I. Controlling Processing Conditions

Temperature: Avoid processing foods containing ferric pyrophosphate at excessively high temperatures. High temperatures may accelerate its decomposition or reaction with other components. For example, when baking foods, the baking temperature and time should be strictly controlled. Generally, the temperature should be controlled at 150-180°C, and the time should be adjusted according to the product to reduce the changes in ferric pyrophosphate caused by high temperatures.

pH Value: The stability of ferric pyrophosphate varies in environments with different pH values. Generally speaking, it is relatively stable in a neutral to weakly alkaline environment. In the design of food formulas, the pH value of the system can be controlled by adding appropriate acid-base regulators. For example, in beverages, an appropriate amount of buffer agents such as sodium citrate can be added to adjust the pH value to around 6-7 to improve the stability of ferric pyrophosphate.

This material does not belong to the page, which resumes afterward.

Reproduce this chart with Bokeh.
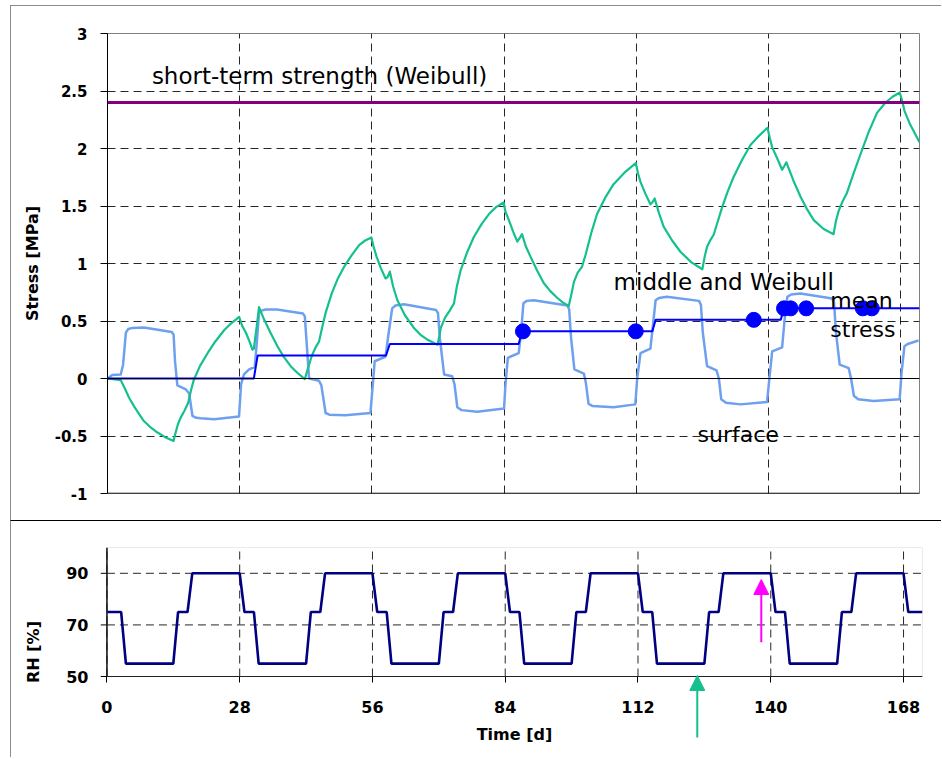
from bokeh.plotting import figure
from bokeh.models import Range1d, FixedTicker, Span, Arrow, NormalHead, ColumnDataSource, BoxAnnotation
from bokeh.layouts import column
from bokeh.embed import file_html
from bokeh.resources import INLINE
from bokeh.core.properties import value

# ---------------- data ----------------
day_range = (0, 172)
x_ticks = [0, 28, 56, 84, 112, 140, 168]
stress_ticks = [-1, -0.5, 0, 0.5, 1, 1.5, 2, 2.5, 3]
stress_tick_labels = ["-1", "-0.5", "0", "0.5", "1", "1.5", "2", "2.5", "3"]
rh_range = (50, 100)
rh_ticks = [50, 70, 90]
rh_grid = [70, 90]
# view extents of the RH panel (room around the plot area for axes and the arrow)
rh_view_y_min = 19.0
rh_view_x_min = -2.2
rh_tick_len_days = 1.3

strength = 2.4

mid_day = [0, 2.8, 3.7, 4.6, 5.6, 6.7, 7.7, 9.0, 10.6, 12.2, 14.0,
           14.3, 14.9, 15.5, 16.3, 17.1, 17.7, 18.3, 19.6, 21.2, 22.8, 24.7, 26.2, 27.9,
           28.5, 29.3, 30.2, 30.7, 31.0, 31.6, 32.1, 32.5, 33.2, 34.5, 36.0, 37.3, 38.8, 40.2, 41.8,
           42.4, 43.3, 44.2, 44.8, 45.5, 46.2, 47.5, 48.8, 50.1, 51.7, 53.3, 54.6, 55.9,
           56.4, 57.0, 57.9, 58.9, 59.3, 59.8, 60.5, 61.4, 63.0, 64.9, 66.3, 67.7, 69.9,
           70.3, 70.6, 71.5, 72.5, 73.4, 74.0, 74.8, 76.2, 77.6, 79.2, 80.8, 82.3, 83.9,
           84.3, 85.0, 85.9, 86.8, 87.3, 87.8, 88.6, 89.6, 91.0, 92.4, 93.8, 95.3, 96.5, 97.7,
           98.3, 98.8, 99.6, 100.5, 101.3, 102.5, 103.7, 105.4, 107.2, 109.5, 111.9,
           112.4, 112.9, 113.9, 115.0, 115.4, 115.9, 116.8, 117.8, 119.6, 121.4, 123.7, 126.0,
           126.5, 127.0, 127.8, 128.4, 129.3, 130.2, 131.4, 132.6, 134.4, 136.2, 138.0, 139.8,
           140.3, 140.8, 141.8, 142.9, 143.4, 143.8, 145.3, 146.8, 148.2, 149.6, 151.7, 153.8,
           154.3, 154.9, 155.7, 156.6, 158.0, 159.5, 161.2, 163.0, 164.8, 166.3, 167.8,
           168.3, 168.8, 170.0, 172.0]
mid_val = [0, -0.014, -0.09, -0.17, -0.24, -0.31, -0.37, -0.42, -0.47, -0.51, -0.543,
           -0.49, -0.40, -0.34, -0.28, -0.21, -0.10, -0.01, 0.11, 0.22, 0.32, 0.42, 0.48, 0.535,
           0.46, 0.40, 0.31, 0.25, 0.26, 0.45, 0.62, 0.58, 0.51, 0.40, 0.28, 0.19, 0.107, 0.05, -0.005,
           0.08, 0.20, 0.28, 0.32, 0.45, 0.57, 0.74, 0.87, 0.97, 1.07, 1.16, 1.20, 1.227,
           1.14, 1.06, 0.96, 0.87, 0.88, 0.93, 0.80, 0.68, 0.55, 0.44, 0.38, 0.34, 0.294,
           0.37, 0.44, 0.53, 0.59, 0.655, 0.80, 0.94, 1.10, 1.23, 1.34, 1.43, 1.49, 1.53,
           1.45, 1.38, 1.28, 1.19, 1.22, 1.255, 1.15, 1.06, 0.94, 0.83, 0.76, 0.70, 0.66, 0.63,
           0.74, 0.84, 0.92, 0.97, 1.08, 1.27, 1.43, 1.57, 1.69, 1.79, 1.873,
           1.78, 1.71, 1.61, 1.515, 1.53, 1.565, 1.44, 1.32, 1.20, 1.10, 1.01, 0.95,
           1.06, 1.145, 1.21, 1.25, 1.37, 1.49, 1.63, 1.75, 1.90, 2.03, 2.11, 2.18,
           2.09, 2.01, 1.92, 1.815, 1.85, 1.88, 1.72, 1.58, 1.47, 1.377, 1.30, 1.255,
           1.37, 1.46, 1.54, 1.61, 1.78, 1.95, 2.14, 2.31, 2.40, 2.45, 2.487,
           2.42, 2.33, 2.21, 2.055]

surf_day = [0, 1.0, 2.8, 3.3, 3.9, 4.4, 5.3, 7.7, 13.6, 14.0, 14.3, 14.8, 16.6, 17.3, 18.0, 18.8, 19.75, 22.6, 27.86,
            28.3, 28.9, 30.0, 31.2, 31.6, 32.1, 32.6, 33.5, 35.9, 41.4, 41.8, 42.2, 42.7, 44.8, 45.3, 46.2, 47.0, 50.4, 55.7,
            56.2, 56.6, 58.9, 59.4, 60.3, 61.0, 62.8, 69.6, 70.0, 70.4, 71.3, 73.0, 73.5, 74.1, 75.0, 78.3, 84.0,
            84.3, 84.8, 87.1, 87.6, 88.1, 88.8, 90.3, 97.4, 97.8, 98.2, 98.9, 100.9, 101.3, 101.9, 102.8, 107.2, 111.8,
            112.2, 112.9, 115.0, 115.5, 116.1, 116.8, 118.5, 125.3, 125.7, 126.1, 127.0, 129.0, 129.5, 130.0, 131.0, 134.1, 139.7,
            140.2, 140.8, 142.9, 143.4, 144.0, 144.8, 146.8, 153.5, 153.9, 154.3, 155.1, 157.0, 157.5, 158.1, 159.0, 162.3, 167.8,
            168.2, 168.8, 169.5, 171.8]
surf_val = [0, 0.03, 0.035, 0.12, 0.40, 0.43, 0.44, 0.444, 0.405, 0.38, 0.15, -0.06, -0.095, -0.13, -0.326, -0.342, -0.346, -0.355, -0.33,
            -0.05, 0.035, 0.08, 0.10, 0.30, 0.57, 0.59, 0.60, 0.60, 0.565, 0.54, 0.30, 0.0, -0.02, -0.06, -0.30, -0.315, -0.32, -0.30,
            -0.05, 0.15, 0.19, 0.35, 0.61, 0.635, 0.645, 0.595, 0.57, 0.35, 0.035, 0.02, -0.05, -0.25, -0.275, -0.29, -0.26,
            -0.05, 0.18, 0.22, 0.40, 0.655, 0.675, 0.68, 0.635, 0.60, 0.35, 0.08, 0.043, -0.03, -0.22, -0.24, -0.25, -0.225,
            0.0, 0.22, 0.26, 0.45, 0.68, 0.70, 0.71, 0.675, 0.64, 0.40, 0.107, 0.07, 0.0, -0.18, -0.21, -0.225, -0.205,
            0.0, 0.236, 0.27, 0.50, 0.71, 0.73, 0.74, 0.695, 0.66, 0.40, 0.12, 0.09, 0.0, -0.15, -0.18, -0.195, -0.18,
            0.05, 0.28, 0.30, 0.33]

mean_day = [0, 31.0, 31.8, 59.0, 59.8, 87.1, 87.8, 115.4, 116.1, 142.6, 143.3, 172]
mean_val = [0, 0, 0.2, 0.2, 0.3, 0.3, 0.41, 0.41, 0.51, 0.51, 0.61, 0.61]

marker_day = [88.0, 111.9, 136.9, 143.3, 144.7, 148.0, 160.0, 161.9]
marker_val = [0.41, 0.41, 0.51, 0.61, 0.61, 0.61, 0.61, 0.61]

rh_day = [0, 3, 4, 14, 15, 17, 18,
          28, 29, 31, 32, 42, 43, 45, 46,
          56, 57, 59, 60, 70, 71, 73, 74,
          84, 85, 87, 88, 98, 99, 101, 102,
          112, 113, 115, 116, 126, 127, 129, 130,
          140, 141, 143, 144, 154, 155, 157, 158,
          168, 169, 172]
rh_val = [75, 75, 55, 55, 75, 75, 90,
          90, 75, 75, 55, 55, 75, 75, 90,
          90, 75, 75, 55, 55, 75, 75, 90,
          90, 75, 75, 55, 55, 75, 75, 90,
          90, 75, 75, 55, 55, 75, 75, 90,
          90, 75, 75, 55, 55, 75, 75, 90,
          90, 75, 75]

label_left_text = ["short-term strength (Weibull)", "middle and Weibull"]
label_left_x = [9.4, 107.2]
label_left_y = [2.632, 0.842]
label_center_text = ["mean", "stress", "surface"]
label_center_x = [159.7, 160.0, 133.6]
label_center_y = [0.678, 0.424, -0.485]

arrow_x = [124.5, 138.0]
arrow_y_start = [26.4, 63.3]
arrow_y_end = [50.4, 87.6]

# ---------------- styles ----------------
GREEN = "#14C08E"
LBLUE = "#6EA0F0"
BLUE = "#0000FF"
PURPLE = "#800080"
NAVY = "#000080"
MAGENTA = "#FF00FF"
FONT = "DejaVu Sans"
arrow_colors = [GREEN, MAGENTA]


def style_axis(ax, size="15px"):
    ax.major_label_text_font = FONT
    ax.major_label_text_font_style = "bold"
    ax.major_label_text_font_size = size
    ax.major_label_text_color = "black"
    ax.axis_label_text_font = FONT
    ax.axis_label_text_font_style = "bold"
    ax.axis_label_text_font_size = "16px"
    ax.axis_label_text_color = "black"
    ax.axis_line_color = "black"
    ax.major_tick_line_color = "black"
    ax.minor_tick_line_color = None
    ax.major_tick_in = 0


def style_grid(g):
    g.grid_line_color = "black"
    g.grid_line_alpha = 0.85
    g.grid_line_dash = "8 5"
    g.grid_line_width = 1


# ---------------- top figure ----------------
p1 = figure(width=931, height=515, x_range=Range1d(*day_range),
            y_range=Range1d(stress_ticks[0], stress_ticks[-1]),
            output_backend="svg", toolbar_location=None,
            min_border_left=96, min_border_right=23, min_border_top=27, min_border_bottom=28)
p1.frame_align = False
p1.margin = (5, 0, 0, 10)
p1.styles = {"border-top": "1px solid #8c8c8c", "border-left": "1px solid #8c8c8c"}
p1.outline_line_color = "#808080"

style_axis(p1.yaxis[0])
p1.yaxis[0].ticker = FixedTicker(ticks=stress_ticks)
p1.yaxis[0].major_label_overrides = dict(zip(stress_ticks, stress_tick_labels))
p1.yaxis[0].axis_label = "Stress [MPa]"
p1.yaxis[0].major_tick_out = 7
p1.yaxis[0].major_label_standoff = 13
p1.yaxis[0].axis_label_standoff = 10

p1.xaxis[0].ticker = FixedTicker(ticks=x_ticks)
p1.xaxis[0].visible = False
p1.xgrid[0].ticker = FixedTicker(ticks=x_ticks)

style_grid(p1.xgrid[0])
style_grid(p1.ygrid[0])

p1.add_layout(Span(location=stress_ticks[0], dimension="width", line_color="black", line_width=1.5))
p1.add_layout(Span(location=0, dimension="width", line_color="black", line_width=1))
p1.add_layout(Span(location=strength, dimension="width", line_color=PURPLE, line_width=3))

p1.line(surf_day, surf_val, line_color=LBLUE, line_width=2.5, line_join="round")
p1.line(mid_day, mid_val, line_color=GREEN, line_width=2.2, line_join="round")
p1.line(mean_day, mean_val, line_color=BLUE, line_width=2)
p1.scatter(marker_day, marker_val, size=15, marker="circle", fill_color=BLUE, line_color=BLUE)

src_l = ColumnDataSource(dict(x=label_left_x, y=label_left_y, t=label_left_text))
p1.text(x="x", y="y", text="t", source=src_l, text_font=value(FONT), text_font_size=value("23px"),
        text_color="black", text_align="left", text_baseline="alphabetic")
src_c = ColumnDataSource(dict(x=label_center_x, y=label_center_y, t=label_center_text))
p1.text(x="x", y="y", text="t", source=src_c, text_font=value(FONT), text_font_size=value("22px"),
        text_color="black", text_align="center", text_baseline="alphabetic")

# ---------------- bottom figure ----------------
p2 = figure(width=931, height=237, x_range=Range1d(rh_view_x_min, day_range[1]),
            y_range=Range1d(rh_view_y_min, rh_range[1]),
            output_backend="svg", toolbar_location=None,
            min_border_left=85, min_border_right=20, min_border_top=26, min_border_bottom=2)
p2.frame_align = False
p2.margin = (0, 0, 0, 10)
p2.styles = {"border-top": "1px solid black", "border-left": "1px solid #8c8c8c"}
p2.outline_line_color = None

style_axis(p2.xaxis[0], "16px")
p2.xaxis[0].ticker = FixedTicker(ticks=x_ticks)
p2.xaxis[0].fixed_location = rh_range[0]
p2.xaxis[0].bounds = day_range
p2.xaxis[0].axis_label = "Time [d]"
p2.xaxis[0].major_tick_out = 6
p2.xaxis[0].major_label_standoff = 18
p2.xaxis[0].axis_label_standoff = 9

# y axis: labels only (axis line and ticks drawn at day 0 below)
style_axis(p2.yaxis[0], "16px")
p2.yaxis[0].ticker = FixedTicker(ticks=rh_ticks)
p2.yaxis[0].bounds = rh_range
p2.yaxis[0].axis_label = "RH [%]"
p2.yaxis[0].axis_line_color = None
p2.yaxis[0].major_tick_line_color = None
p2.yaxis[0].major_tick_out = 0
p2.yaxis[0].major_label_standoff = 8
p2.yaxis[0].axis_label_standoff = 20

p2.xgrid[0].grid_line_color = None
p2.ygrid[0].grid_line_color = None
grid_kw = dict(line_color="black", line_alpha=0.85, line_dash="8 5", line_width=1)
p2.segment(x0=x_ticks, y0=[rh_range[0]] * len(x_ticks), x1=x_ticks, y1=[rh_range[1]] * len(x_ticks), **grid_kw)
p2.segment(x0=[day_range[0]] * len(rh_grid), y0=rh_grid, x1=[day_range[1]] * len(rh_grid), y1=rh_grid, **grid_kw)
p2.add_layout(BoxAnnotation(left=day_range[0], right=day_range[1], bottom=rh_range[0], top=rh_range[1],
                            fill_alpha=0, line_color="#707070", line_width=1))
# RH axis line and outward ticks at day 0
p2.segment(x0=[day_range[0]], y0=[rh_range[0]], x1=[day_range[0]], y1=[rh_range[1]], line_color="black", line_width=1.5)
p2.segment(x0=[day_range[0] - rh_tick_len_days] * len(rh_ticks), y0=rh_ticks,
           x1=[day_range[0]] * len(rh_ticks), y1=rh_ticks, line_color="black", line_width=1)

p2.line(rh_day, rh_val, line_color=NAVY, line_width=2.6)

for ax_, ys, ye, col in zip(arrow_x, arrow_y_start, arrow_y_end, arrow_colors):
    p2.add_layout(Arrow(x_start=ax_, y_start=ys, x_end=ax_, y_end=ye, line_color=col, line_width=2,
                        end=NormalHead(size=15, fill_color=col, line_color=col)))

layout = column(p1, p2)
open("out.html", "w").write(file_html(layout, INLINE))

II. Optimizing the Food Formula

Adding Complexing Agents: Some substances that can form more stable complexes with iron ions can be added, such as disodium ethylenediaminetetraacetate (EDTA - 2Na). It can form stable chelates with the iron ions in ferric pyrophosphate, preventing the iron ions from reacting with other components, thus improving the stability of ferric pyrophosphate. The addition amount is usually adjusted according to the specific food formula and its content, generally ranging from 0.01% to 0.05%.

Avoiding Contact with Specific Components: Reduce the direct contact between ferric pyrophosphate and components that are likely to react with it. For example, phytic acid will reduce the stability of ferric pyrophosphate. In foods rich in phytic acid, the stability can be improved by removing phytic acid or replacing part of the ferric pyrophosphate with other iron fortifiers. For some foods rich in vitamin C, since vitamin C may reduce the ferric ion in ferric pyrophosphate, the addition amount of vitamin C can be appropriately controlled, or technologies such as microencapsulation can be used to isolate ferric pyrophosphate from vitamin C.

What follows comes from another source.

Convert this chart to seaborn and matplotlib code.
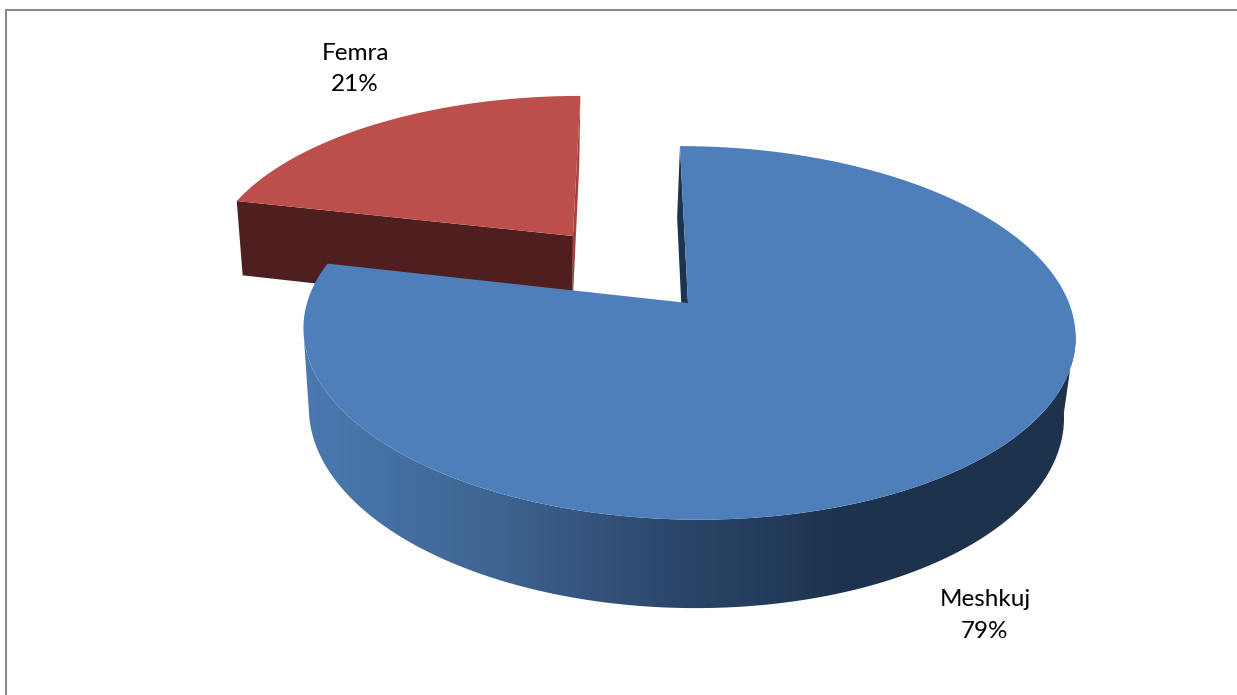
import matplotlib

matplotlib.use("Agg")

import matplotlib.pyplot as plt
import numpy as np
import seaborn as sns
from matplotlib.lines import Line2D
from matplotlib.patches import Polygon

labels = ["Meshkuj", "Femra"]
shares = [78.6, 21.4]
explode = [0, 0.5]
top_colors = ["#4f7fba", "#bc4f4c"]
cut_colors = ["#1d3450", "#4e1f1e"]
inner_colors = ["#1d3450", "#a5403e"]
label_spots = [(985, 615.5), (355, 69)]

# perspective of the tilted pie, in pixels
X0, Y0 = 688, 303
A, B, SHEAR = 381, 182, -9.3
K = 0.16
DROP, SHRINK, SLIDE = 81, 0.022, -3


def project(u, v, z=0):
    w = 1 + K * v + SHRINK * z
    return X0 + (A * u + SHEAR * v) / w + SLIDE * z, Y0 + (-B * v + DROP * z) / w


def rim(wedge, theta1, theta2, z=0, n=2):
    cx, cy = wedge.center
    t = np.radians(np.linspace(theta1, theta2, n))
    return project(cx + wedge.r * np.cos(t), cy + wedge.r * np.sin(t), z)


def face(ax, wedge, theta, color):
    cx, cy = wedge.center
    xa, ya = project(cx, cy)
    xb, yb = project(cx, cy, 1)
    xo, yo = rim(wedge, theta, theta, n=1)
    xp, yp = rim(wedge, theta, theta, z=1, n=1)
    pts = [(xa, ya), (xo[0], yo[0]), (xp[0], yp[0]), (xb, yb)]
    ax.add_patch(Polygon(pts, facecolor=color, edgecolor="none"))


def top(ax, wedge, color):
    cx, cy = wedge.center
    x, y = rim(wedge, wedge.theta1, wedge.theta2, n=300)
    pts = np.vstack([[project(cx, cy)], np.column_stack([x, y])])
    ax.add_patch(Polygon(pts, facecolor=color, edgecolor="none"))


sns.set_theme(style="white")
plt.rcParams["font.family"] = ["Lato", "DejaVu Sans"]

fig = plt.figure(figsize=(12.37, 6.95), dpi=100)
ax = fig.add_axes([0, 0, 1, 1])
wedges, _ = ax.pie(shares, explode=explode, startangle=90, counterclock=False, colors=top_colors)
for w in wedges:
    w.set_visible(False)

blue, red = wedges

# exploded slice goes behind
face(ax, red, red.theta1, inner_colors[1])
face(ax, red, red.theta2, cut_colors[1])
top(ax, red, top_colors[1])

# blue slice: inner face, shaded outer wall, then the top
face(ax, blue, blue.theta2, inner_colors[0])

shade = sns.blend_palette(["#4a78af", "#3f6593", "#2c476c", "#1d324d"], 256)
# wall runs between the two silhouette points of the ellipse
xt, yt = rim(blue, -171, -9, n=300)
xb, yb = rim(blue, -171, -9, z=1, n=300)
wall = np.vstack([np.column_stack([xt, yt]), np.column_stack([xb, yb])[::-1]])
im = ax.imshow([shade], extent=(310, 850, 695, 0), aspect="auto", zorder=1, interpolation="bilinear")
# stretch the last shades out to the sides of the wall
left = ax.imshow([[shade[0]]], extent=(290, 310, 695, 0), aspect="auto", zorder=1)
right = ax.imshow([[shade[-1]]], extent=(850, 1100, 695, 0), aspect="auto", zorder=1)
for piece in (im, left, right):
    piece.set_clip_path(Polygon(wall, transform=ax.transData))
top(ax, blue, top_colors[0])

ax.set_aspect("auto")
ax.set_xlim(0, 1237)
ax.set_ylim(695, 0)

for name, share, (x, y) in zip(labels, shares, label_spots):
    ax.text(x, y, f"{name}\n{share:.0f}%", ha="center", va="center", fontsize=17.5, color="black", linespacing=1.6)

# chart area border, only top and left show in the crop
fig.add_artist(Line2D([5.5 / 1237, 1], [1 - 9.5 / 695] * 2, color="#8c8c8c", linewidth=1.5))
fig.add_artist(Line2D([5.5 / 1237] * 2, [1 - 9.5 / 695, 0], color="#8c8c8c", linewidth=1.5))

fig.savefig("out.png", dpi=100)
plt.close(fig)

III. Selecting Appropriate Packaging Materials and Storage Conditions

Packaging Materials: Select packaging materials with good barrier properties, such as aluminum foil composite bags and glass bottles, to prevent oxygen, moisture, etc. from entering the food and reacting with ferric pyrophosphate. Aluminum foil composite bags have good moisture-proof and oxygen-barrier properties, which can effectively protect the stability of ferric pyrophosphate.

Storage Conditions: Store the food in a cool and dry environment, avoiding direct sunlight. Excessively high temperatures, high humidity, or light exposure will all affect the stability of ferric pyrophosphate. Generally, the storage temperature should be controlled below 25°C, and the relative humidity should be below 60%.